From the listing below, extract every line containing "this".

▸ Entries with chart source code:
--------
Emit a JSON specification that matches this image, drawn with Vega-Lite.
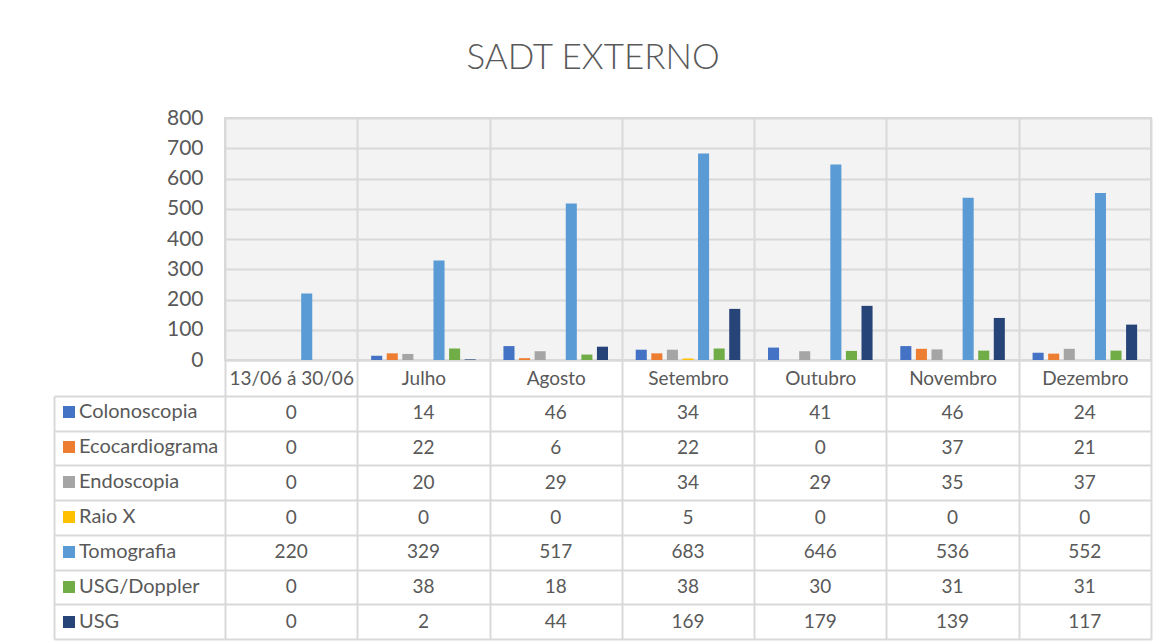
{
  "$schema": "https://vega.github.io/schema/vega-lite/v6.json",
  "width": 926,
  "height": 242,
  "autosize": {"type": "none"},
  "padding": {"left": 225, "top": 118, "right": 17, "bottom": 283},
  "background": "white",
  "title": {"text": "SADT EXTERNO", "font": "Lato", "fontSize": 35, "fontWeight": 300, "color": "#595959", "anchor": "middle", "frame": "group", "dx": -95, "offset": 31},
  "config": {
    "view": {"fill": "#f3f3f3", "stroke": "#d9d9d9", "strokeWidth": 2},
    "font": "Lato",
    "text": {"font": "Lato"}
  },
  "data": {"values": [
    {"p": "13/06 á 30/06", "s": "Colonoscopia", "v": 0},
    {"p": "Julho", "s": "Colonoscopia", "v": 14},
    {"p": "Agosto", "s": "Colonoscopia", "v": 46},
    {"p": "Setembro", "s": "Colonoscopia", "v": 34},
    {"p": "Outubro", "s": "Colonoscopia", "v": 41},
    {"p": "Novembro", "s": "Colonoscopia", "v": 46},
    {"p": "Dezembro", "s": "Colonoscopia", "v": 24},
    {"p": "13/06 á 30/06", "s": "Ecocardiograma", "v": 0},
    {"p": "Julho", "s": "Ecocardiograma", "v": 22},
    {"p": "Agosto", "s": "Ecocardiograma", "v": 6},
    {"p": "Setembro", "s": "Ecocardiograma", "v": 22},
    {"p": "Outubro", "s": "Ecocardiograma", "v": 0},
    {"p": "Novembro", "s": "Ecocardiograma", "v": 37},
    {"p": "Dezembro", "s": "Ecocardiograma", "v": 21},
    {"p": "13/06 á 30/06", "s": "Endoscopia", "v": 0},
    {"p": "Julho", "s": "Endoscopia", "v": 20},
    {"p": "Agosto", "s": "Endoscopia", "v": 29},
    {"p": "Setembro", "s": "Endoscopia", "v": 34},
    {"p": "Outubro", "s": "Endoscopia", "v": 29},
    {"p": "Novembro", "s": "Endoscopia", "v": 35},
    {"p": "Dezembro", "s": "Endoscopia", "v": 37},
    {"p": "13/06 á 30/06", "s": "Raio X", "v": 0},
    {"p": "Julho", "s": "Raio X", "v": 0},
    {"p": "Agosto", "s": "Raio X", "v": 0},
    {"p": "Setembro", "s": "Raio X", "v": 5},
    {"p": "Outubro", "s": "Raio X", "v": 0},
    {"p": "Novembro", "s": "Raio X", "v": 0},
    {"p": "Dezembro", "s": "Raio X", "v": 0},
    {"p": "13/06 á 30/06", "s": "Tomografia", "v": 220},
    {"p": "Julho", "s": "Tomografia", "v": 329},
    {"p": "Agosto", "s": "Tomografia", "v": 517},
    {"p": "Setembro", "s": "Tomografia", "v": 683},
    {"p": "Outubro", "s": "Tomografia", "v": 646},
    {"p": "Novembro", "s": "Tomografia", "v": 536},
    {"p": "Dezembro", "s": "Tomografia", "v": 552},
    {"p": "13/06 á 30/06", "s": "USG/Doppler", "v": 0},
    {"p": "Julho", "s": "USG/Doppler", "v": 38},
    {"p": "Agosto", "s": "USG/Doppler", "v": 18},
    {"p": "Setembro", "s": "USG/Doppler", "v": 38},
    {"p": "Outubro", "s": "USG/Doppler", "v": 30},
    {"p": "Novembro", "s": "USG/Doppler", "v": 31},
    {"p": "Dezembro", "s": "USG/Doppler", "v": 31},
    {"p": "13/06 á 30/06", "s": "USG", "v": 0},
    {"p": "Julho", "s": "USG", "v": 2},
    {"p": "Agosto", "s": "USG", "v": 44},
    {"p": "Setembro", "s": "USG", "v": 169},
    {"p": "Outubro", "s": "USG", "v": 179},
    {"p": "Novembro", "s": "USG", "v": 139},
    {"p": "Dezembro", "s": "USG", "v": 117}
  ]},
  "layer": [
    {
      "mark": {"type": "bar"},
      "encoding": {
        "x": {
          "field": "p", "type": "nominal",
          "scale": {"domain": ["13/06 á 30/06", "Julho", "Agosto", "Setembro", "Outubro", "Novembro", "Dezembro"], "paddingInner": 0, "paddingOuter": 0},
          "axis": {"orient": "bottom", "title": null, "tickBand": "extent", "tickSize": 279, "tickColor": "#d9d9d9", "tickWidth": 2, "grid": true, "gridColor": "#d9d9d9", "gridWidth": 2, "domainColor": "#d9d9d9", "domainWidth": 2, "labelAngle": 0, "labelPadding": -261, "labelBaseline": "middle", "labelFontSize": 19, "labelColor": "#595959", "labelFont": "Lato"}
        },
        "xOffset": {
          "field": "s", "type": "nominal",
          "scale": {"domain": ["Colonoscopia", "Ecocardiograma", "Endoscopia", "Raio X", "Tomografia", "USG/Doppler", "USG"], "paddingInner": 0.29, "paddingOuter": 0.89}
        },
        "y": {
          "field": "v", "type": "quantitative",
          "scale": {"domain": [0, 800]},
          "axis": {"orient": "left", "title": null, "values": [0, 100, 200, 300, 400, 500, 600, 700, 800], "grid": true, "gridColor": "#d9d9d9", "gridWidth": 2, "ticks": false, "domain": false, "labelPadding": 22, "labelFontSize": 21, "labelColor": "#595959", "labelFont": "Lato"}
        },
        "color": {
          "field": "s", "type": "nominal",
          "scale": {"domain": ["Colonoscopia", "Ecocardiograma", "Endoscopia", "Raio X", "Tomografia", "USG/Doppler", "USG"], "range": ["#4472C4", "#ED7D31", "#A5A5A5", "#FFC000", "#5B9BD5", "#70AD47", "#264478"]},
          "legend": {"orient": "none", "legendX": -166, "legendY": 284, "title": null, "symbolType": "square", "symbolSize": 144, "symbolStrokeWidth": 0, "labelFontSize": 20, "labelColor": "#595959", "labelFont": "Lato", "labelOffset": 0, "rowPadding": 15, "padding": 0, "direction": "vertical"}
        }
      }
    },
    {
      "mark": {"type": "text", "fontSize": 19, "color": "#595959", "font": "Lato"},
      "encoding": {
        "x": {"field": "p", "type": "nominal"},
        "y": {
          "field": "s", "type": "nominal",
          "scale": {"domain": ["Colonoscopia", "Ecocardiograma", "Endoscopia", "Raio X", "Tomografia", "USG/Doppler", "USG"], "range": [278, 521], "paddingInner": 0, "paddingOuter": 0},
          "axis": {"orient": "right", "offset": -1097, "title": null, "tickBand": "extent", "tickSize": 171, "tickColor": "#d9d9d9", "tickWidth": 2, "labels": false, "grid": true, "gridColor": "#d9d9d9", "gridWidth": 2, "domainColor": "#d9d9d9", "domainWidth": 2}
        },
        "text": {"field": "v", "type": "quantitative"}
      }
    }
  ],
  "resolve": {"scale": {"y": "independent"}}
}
--------
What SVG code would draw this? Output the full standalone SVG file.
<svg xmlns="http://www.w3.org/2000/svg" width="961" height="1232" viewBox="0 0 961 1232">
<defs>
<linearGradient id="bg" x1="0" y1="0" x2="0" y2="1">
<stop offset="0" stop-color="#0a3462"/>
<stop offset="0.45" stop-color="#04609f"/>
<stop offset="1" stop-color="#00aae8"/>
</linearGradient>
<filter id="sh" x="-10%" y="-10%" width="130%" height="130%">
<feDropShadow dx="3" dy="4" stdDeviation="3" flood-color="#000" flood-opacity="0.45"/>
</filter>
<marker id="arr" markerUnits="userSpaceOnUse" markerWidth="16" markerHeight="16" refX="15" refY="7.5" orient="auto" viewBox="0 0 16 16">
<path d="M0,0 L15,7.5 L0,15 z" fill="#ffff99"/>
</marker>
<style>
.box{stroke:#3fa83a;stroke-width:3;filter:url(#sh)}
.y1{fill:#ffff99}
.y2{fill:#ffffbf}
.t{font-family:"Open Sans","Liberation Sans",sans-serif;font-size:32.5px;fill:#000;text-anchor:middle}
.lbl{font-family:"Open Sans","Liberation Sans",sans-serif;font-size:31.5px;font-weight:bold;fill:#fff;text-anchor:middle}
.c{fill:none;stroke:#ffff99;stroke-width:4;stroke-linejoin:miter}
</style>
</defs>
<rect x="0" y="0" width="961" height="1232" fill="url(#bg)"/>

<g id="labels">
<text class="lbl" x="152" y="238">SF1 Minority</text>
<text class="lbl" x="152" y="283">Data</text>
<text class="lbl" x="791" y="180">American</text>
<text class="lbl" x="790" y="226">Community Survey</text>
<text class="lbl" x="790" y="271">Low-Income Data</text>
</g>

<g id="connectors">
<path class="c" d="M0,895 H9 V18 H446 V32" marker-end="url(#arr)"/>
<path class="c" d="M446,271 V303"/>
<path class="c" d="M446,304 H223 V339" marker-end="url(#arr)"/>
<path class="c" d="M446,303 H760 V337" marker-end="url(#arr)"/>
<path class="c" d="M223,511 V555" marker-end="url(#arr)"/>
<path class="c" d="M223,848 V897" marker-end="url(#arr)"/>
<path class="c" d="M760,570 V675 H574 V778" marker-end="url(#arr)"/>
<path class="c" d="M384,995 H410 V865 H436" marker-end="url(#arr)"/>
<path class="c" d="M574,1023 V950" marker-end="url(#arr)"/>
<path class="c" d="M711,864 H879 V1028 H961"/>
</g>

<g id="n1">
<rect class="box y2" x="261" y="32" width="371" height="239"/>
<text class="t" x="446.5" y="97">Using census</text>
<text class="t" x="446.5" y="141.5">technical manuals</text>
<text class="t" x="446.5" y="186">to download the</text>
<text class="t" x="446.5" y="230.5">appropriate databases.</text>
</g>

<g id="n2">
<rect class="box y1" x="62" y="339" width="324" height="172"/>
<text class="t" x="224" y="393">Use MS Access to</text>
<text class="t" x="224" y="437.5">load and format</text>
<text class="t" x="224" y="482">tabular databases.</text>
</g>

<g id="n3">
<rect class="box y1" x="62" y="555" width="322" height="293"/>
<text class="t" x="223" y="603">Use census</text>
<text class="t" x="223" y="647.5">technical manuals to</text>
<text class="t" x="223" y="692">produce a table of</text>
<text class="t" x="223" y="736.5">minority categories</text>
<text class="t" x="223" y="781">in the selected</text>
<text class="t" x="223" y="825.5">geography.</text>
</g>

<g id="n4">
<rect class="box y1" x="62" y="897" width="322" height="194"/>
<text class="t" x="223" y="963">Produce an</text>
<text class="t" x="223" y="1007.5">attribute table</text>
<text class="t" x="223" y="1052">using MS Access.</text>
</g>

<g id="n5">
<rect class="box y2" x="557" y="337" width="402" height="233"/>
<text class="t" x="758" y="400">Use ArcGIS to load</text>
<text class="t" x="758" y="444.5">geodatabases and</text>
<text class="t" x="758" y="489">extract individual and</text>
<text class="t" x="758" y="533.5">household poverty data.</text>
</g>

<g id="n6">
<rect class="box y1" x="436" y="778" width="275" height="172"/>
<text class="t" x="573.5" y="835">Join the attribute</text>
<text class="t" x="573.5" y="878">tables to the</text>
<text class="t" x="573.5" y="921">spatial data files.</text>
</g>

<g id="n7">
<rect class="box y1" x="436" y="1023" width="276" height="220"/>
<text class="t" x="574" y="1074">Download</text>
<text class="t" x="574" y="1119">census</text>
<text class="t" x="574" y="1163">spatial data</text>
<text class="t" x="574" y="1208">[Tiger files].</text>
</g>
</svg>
--------
▸ Reply to the task:
Emit a JSON specification that matches this image, drawn with Vega-Lite.
What SVG code would draw this? Output the full standalone SVG file.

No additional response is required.